The timing of this sweet final song is apt: it’s about the Candyman, named after the 1995 sequel to the original, Farewell to the Flesh, just in time for the new Candyman of 2021 (which is the superior movie.) Bees buzz, fairytale pianos skirt, knowing lyrical nods to honey and mirrors, fast riffs of guitar and piano varieties reflect in dramatic fashion, and the gruesome tragedy of how the Candyman came to be – tortured, butchered and killed by an ignorant racist mob during the late 1800s – fill the sticky pages of “Farewell II Flesh.” Less tongue-in-cheek and more serious, the band do not forget some wonderful wordplay. Take the line “How ’bout a hand for the honey bees?” That is just too good of a pun about Candyman’s hooked right-hand and the bees that stung him alive. This shit must write itself!

“Farewell To Flesh” is another clear musical piece, just without the stage. It’s a solid and grim end to what is a mostly terrific record, a happy medium track of all that this band does, leaning more to the straight-faced side of things given the subject matter. (However, it’s solely focused on the mythos of Candyman, never the film’s commentary about racism, gentrification, and intergenerational trauma in black communities.) Although, as an album closer, and when stepping back, it ain’t even on the same planet as the ridiculous song that ended the first Silver Scream. Then again, very few things are.

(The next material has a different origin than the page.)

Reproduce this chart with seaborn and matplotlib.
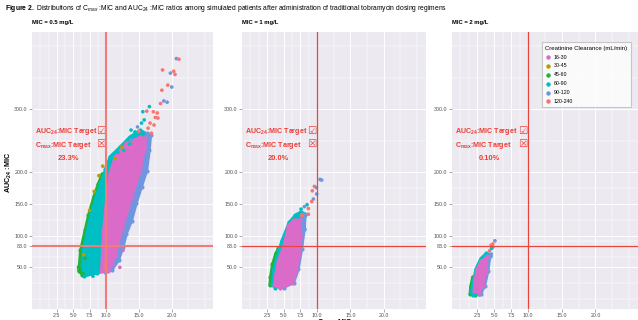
import pandas as pd
import matplotlib
matplotlib.use('Agg')
import matplotlib.pyplot as plt
from matplotlib.lines import Line2D
import seaborn as sns

# Groups and colours (creatinine clearance, mL/min)
groups = ['16-30', '30-45', '45-60', '60-90', '90-120', '120-240']
colors = ['#DB6BC8', '#B79F00', '#1DB33C', '#00BFC4', '#6F96E0', '#F8766D']

mic_titles = ['MIC = 0.5 mg/L', 'MIC = 1 mg/L', 'MIC = 2 mg/L']
pct_labels = ['23.3%', '20.0%', '0.10%']
x_ticks = [2.5, 5.0, 7.5, 10.0, 15.0, 20.0]
y_ticks = [50, 83, 100, 150, 200, 300]
x_minor = [0, 1.25, 3.75, 6.25, 8.75, 12.5, 17.5, 22.5, 25]
y_minor = [0, 25, 66.5, 91.5, 125, 175, 250, 350, 400]
cmax_target = 10
auc_target = 83

# Dense clouds, outlines (Cmax:MIC, AUC24:MIC)
p1_green = [(5.8, 45), (5.9, 52), (6.1, 77), (6.8, 109), (7.3, 132), (8.1, 161), (8.8, 182),
            (9.4, 198), (9.8, 195), (9.0, 170), (8.2, 140), (7.4, 105), (6.9, 75), (6.6, 50), (6.4, 38)]
p1_cyan = [(6.6, 36), (8.6, 41), (9.8, 44), (10.5, 60), (11.0, 100), (12.0, 150), (13.5, 200),
           (15.0, 235), (16.2, 261), (15.2, 267), (13.6, 256), (12.1, 240), (10.6, 225), (9.9, 205),
           (9.2, 184), (8.5, 162), (7.7, 134), (7.2, 110), (6.6, 80), (6.4, 55)]
p1_blue = [(9.8, 42), (10.9, 46), (11.9, 61), (12.6, 82), (13.1, 103), (13.9, 124), (14.6, 151),
           (15.4, 177), (16.2, 203), (16.6, 235), (16.8, 259), (16.2, 262), (15.5, 245), (14.5, 215),
           (13.0, 170), (11.5, 120), (10.2, 75), (9.6, 50)]
p1_magenta = [(9.3, 45), (9.35, 56), (9.6, 109), (10.1, 161), (10.6, 199), (11.4, 225), (13.1, 246),
              (15.2, 256), (16.0, 254), (15.9, 240), (15.2, 203), (13.9, 161), (12.4, 109), (11.4, 70),
              (10.9, 56), (10.3, 44)]

p2_green = [(2.9, 22), (3.0, 35), (3.3, 55), (3.8, 72), (4.2, 80), (4.0, 60), (3.6, 40), (3.4, 22)]
p2_cyan = [(3.3, 24), (3.5, 47), (4.0, 66), (4.7, 92), (5.8, 121), (6.7, 132), (7.6, 138),
           (8.2, 134), (8.1, 111), (7.0, 90), (5.5, 60), (4.5, 30), (3.7, 18)]
p2_blue = [(5.0, 18), (6.5, 26), (7.2, 47), (7.7, 79), (8.1, 111), (8.2, 132), (7.8, 134),
           (7.4, 110), (6.8, 80), (6.0, 45), (4.8, 20)]
p2_magenta = [(3.6, 22), (3.8, 40), (4.2, 60), (5.0, 84), (5.7, 115), (6.5, 125), (7.4, 125),
              (7.6, 100), (7.3, 70), (6.9, 45), (6.3, 25), (4.5, 17)]

p3_green = [(1.4, 8), (1.5, 20), (1.8, 35), (2.0, 30), (1.9, 12), (2.2, 6)]
p3_cyan = [(1.6, 11), (1.9, 29), (2.3, 48), (3.0, 64), (3.8, 72), (4.3, 70), (4.3, 68),
           (4.0, 45), (3.5, 21), (2.8, 8), (1.9, 7)]
p3_blue = [(3.0, 8), (3.6, 21), (4.1, 45), (4.35, 68), (4.0, 68), (3.8, 45), (3.3, 20), (2.8, 8)]
p3_magenta = [(2.0, 12), (2.1, 30), (2.5, 48), (3.1, 60), (3.9, 66), (3.8, 45), (3.3, 22), (2.7, 10)]

# Sparse points outside the dense clouds
p1_points = [(20.7, 380, '90-120'), (21.1, 379, '120-240'), (18.6, 362, '120-240'), (20.3, 360, '120-240'),
             (20.5, 355, '120-240'), (19.8, 357, '90-120'), (19.4, 338, '120-240'), (20.0, 335, '90-120'),
             (18.5, 330, '120-240'), (18.8, 313, '90-120'), (19.3, 311, '90-120'), (18.3, 309, '120-240'),
             (16.6, 304, '60-90'), (16.2, 297, '120-240'), (15.6, 296, '60-90'), (17.2, 296, '120-240'),
             (17.8, 294, '120-240'), (17.5, 287, '120-240'), (17.9, 286, '120-240'), (15.4, 278, '60-90'),
             (16.7, 278, '120-240'), (14.8, 272, '90-120'), (17.3, 275, '120-240'), (13.8, 267, '60-90'),
             (14.4, 264, '60-90'), (15.0, 265, '120-240'), (13.8, 251, '90-120'), (13.6, 245, '60-90'),
             (12.7, 235, '60-90'), (11.8, 232, '60-90'), (12.4, 240, '30-45'), (11.4, 222, '30-45'),
             (16.4, 270, '120-240'), (16.9, 262, '120-240'), (15.8, 283, '60-90'),
             (6.5, 40, '45-60'), (5.8, 50, '45-60'), (6.8, 64, '45-60'), (10.0, 45, '120-240'),
             (9.85, 53, '120-240'), (12.1, 50, '16-30'), (12.6, 77, '16-30'), (8.0, 36, '60-90'),
             (8.2, 170, '30-45'), (8.9, 195, '30-45'), (9.5, 210, '30-45'), (7.5, 140, '30-45'),
             (6.6, 70, '30-45')]
p2_points = [(10.45, 189, '90-120'), (10.7, 188, '90-120'), (9.6, 178, '120-240'), (9.9, 176, '90-120'),
             (9.3, 171, '120-240'), (9.95, 166, '90-120'), (9.45, 158, '90-120'), (9.2, 154, '120-240'),
             (8.5, 149, '60-90'), (8.1, 146, '90-120'), (8.7, 143, '120-240'), (7.6, 142, '60-90'),
             (7.1, 134, '60-90'), (8.7, 134, '120-240'), (7.7, 132, '120-240')]
p3_points = [(5.1, 92, '90-120'), (4.8, 87, '120-240'), (4.55, 85, '120-240'), (4.8, 82, '90-120'),
             (4.3, 76, '120-240'), (4.55, 71, '90-120'), (4.6, 80, '60-90')]

clouds = [
    [('45-60', p1_green), ('60-90', p1_cyan), ('90-120', p1_blue), ('16-30', p1_magenta)],
    [('45-60', p2_green), ('60-90', p2_cyan), ('90-120', p2_blue), ('16-30', p2_magenta)],
    [('45-60', p3_green), ('60-90', p3_cyan), ('90-120', p3_blue), ('16-30', p3_magenta)],
]
sparse = [p1_points, p2_points, p3_points]
palette = dict(zip(groups, colors))

plt.rcParams['font.family'] = ['Liberation Sans', 'DejaVu Sans']
plt.rcParams['mathtext.fontset'] = 'custom'
plt.rcParams['mathtext.rm'] = 'Liberation Sans'
plt.rcParams['mathtext.bf'] = 'Liberation Sans:bold'
plt.rcParams['mathtext.it'] = 'Liberation Sans:italic'

fig = plt.figure(figsize=(6.38, 3.2), dpi=100)
panel_pos = [[0.050, 0.034, 0.284, 0.866],
             [0.379, 0.034, 0.288, 0.866],
             [0.708, 0.034, 0.292, 0.866]]
red = '#EE3B35'

for i in range(3):
    ax = fig.add_axes(panel_pos[i])
    ax.set_facecolor('#ECEAF0')
    for s in ax.spines.values():
        s.set_visible(False)
    ax.set_axisbelow(True)

    # dense clouds: filled outline plus the outline points themselves for a grainy edge
    for g, poly in clouds[i]:
        xs = [p[0] for p in poly]
        ys = [p[1] for p in poly]
        ax.fill(xs, ys, color=palette[g], ec=palette[g], lw=2.0, joinstyle='round', zorder=2)
        ax.scatter(xs, ys, color=palette[g], s=9, lw=0, zorder=2)

    df = pd.DataFrame(sparse[i], columns=['cmax', 'auc', 'crcl'])
    sns.scatterplot(data=df, x='cmax', y='auc', hue='crcl', palette=palette, hue_order=groups,
                    s=7, linewidth=0, legend=False, ax=ax, zorder=3)

    lw = 1.5 if i == 0 else 0.9
    lc = '#EF7C78' if i == 0 else '#E8453C'
    ax.axvline(cmax_target, color=lc, lw=lw, zorder=4)
    ax.axhline(auc_target, color=lc, lw=lw, zorder=4)

    ax.set_xlim(-1.3, 26.3)
    ax.set_ylim(-16, 422)
    ax.set_xticks(x_ticks)
    ax.set_xticklabels([f'{v:.1f}' for v in x_ticks])
    ax.set_yticks(y_ticks)
    ax.set_yticklabels([f'{v:.1f}' for v in y_ticks])
    ax.set_xticks(x_minor, minor=True)
    ax.set_yticks(y_minor, minor=True)
    ax.grid(which='major', color='white', lw=0.7)
    ax.grid(which='minor', color='white', lw=0.35)
    ax.tick_params(which='major', labelsize=3.8, labelcolor='#4D4D4D', color='#666666',
                   length=2, width=0.4, pad=1)
    ax.tick_params(which='minor', length=0)
    ax.set_xlabel('')
    ax.set_ylabel('')

    ax.text(0.0, 1.025, mic_titles[i], transform=ax.transAxes, fontsize=4.2,
            fontweight='bold', ha='left', va='bottom')

    ax.text(0.018, 0.64, r'AUC$_{\bf{24}}$:MIC Target', transform=ax.transAxes, fontsize=5.1,
            fontweight='bold', color=red, ha='left', va='center')
    ax.text(0.018, 0.592, r'C$_{\bf{max}}$:MIC Target', transform=ax.transAxes, fontsize=5.1,
            fontweight='bold', color=red, ha='left', va='center')
    ax.text(0.355, 0.643, '\u2611', transform=ax.transAxes, fontsize=7.5, color=red,
            family=['DejaVu Sans'], ha='left', va='center')
    ax.text(0.355, 0.595, '\u2612', transform=ax.transAxes, fontsize=7.5, color=red,
            family=['DejaVu Sans'], ha='left', va='center')
    ax.text(0.2, 0.545, pct_labels[i], transform=ax.transAxes, fontsize=5.4,
            fontweight='bold', color=red, ha='center', va='center')

    if i == 2:
        handles = [Line2D([0], [0], marker='o', lw=0, color=c, markersize=2.2) for c in colors]
        leg = ax.legend(handles, groups, title='Creatinine Clearance (mL/min)', loc='upper right',
                        bbox_to_anchor=(0.975, 0.972), fontsize=3.8, title_fontsize=4.3,
                        frameon=True, fancybox=False, borderpad=0.6, labelspacing=0.75,
                        handletextpad=0.6, handlelength=1.0)
        leg.get_frame().set_edgecolor('#BBBBBB')
        leg.get_frame().set_linewidth(0.8)
        leg._legend_box.align = 'left'

fig.text(0.008, 0.972, r'$\bf{Figure\ 2.}$ Distributions of C$_{max}$ :MIC and AUC$_{24}$ :MIC ratios '
         'among simulated patients after administration of traditional tobramycin dosing regimens',
         fontsize=4.9, ha='left', va='center')
fig.text(0.014, 0.46, r'AUC$_{\bf{24}}$ :MIC', rotation=90, fontsize=5.2, fontweight='bold',
         ha='center', va='center')
fig.text(0.525, -0.008, r'C$_{\bf{max}}$ :MIC', fontsize=5.2, fontweight='bold', ha='center', va='center')

fig.savefig('out.png', dpi=100)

It’s also an end that makes me ponder just where the hell the band will go next. Will we see more classics like The Fog and The Thing get turned into horror-core songs for Silver Scream 3? Or will modern gems like You’re Next or Hereditary receive that same theatrical treatment? Whatever comes, I’ll be waiting patiently, ready to write another fucking thesis for the third time.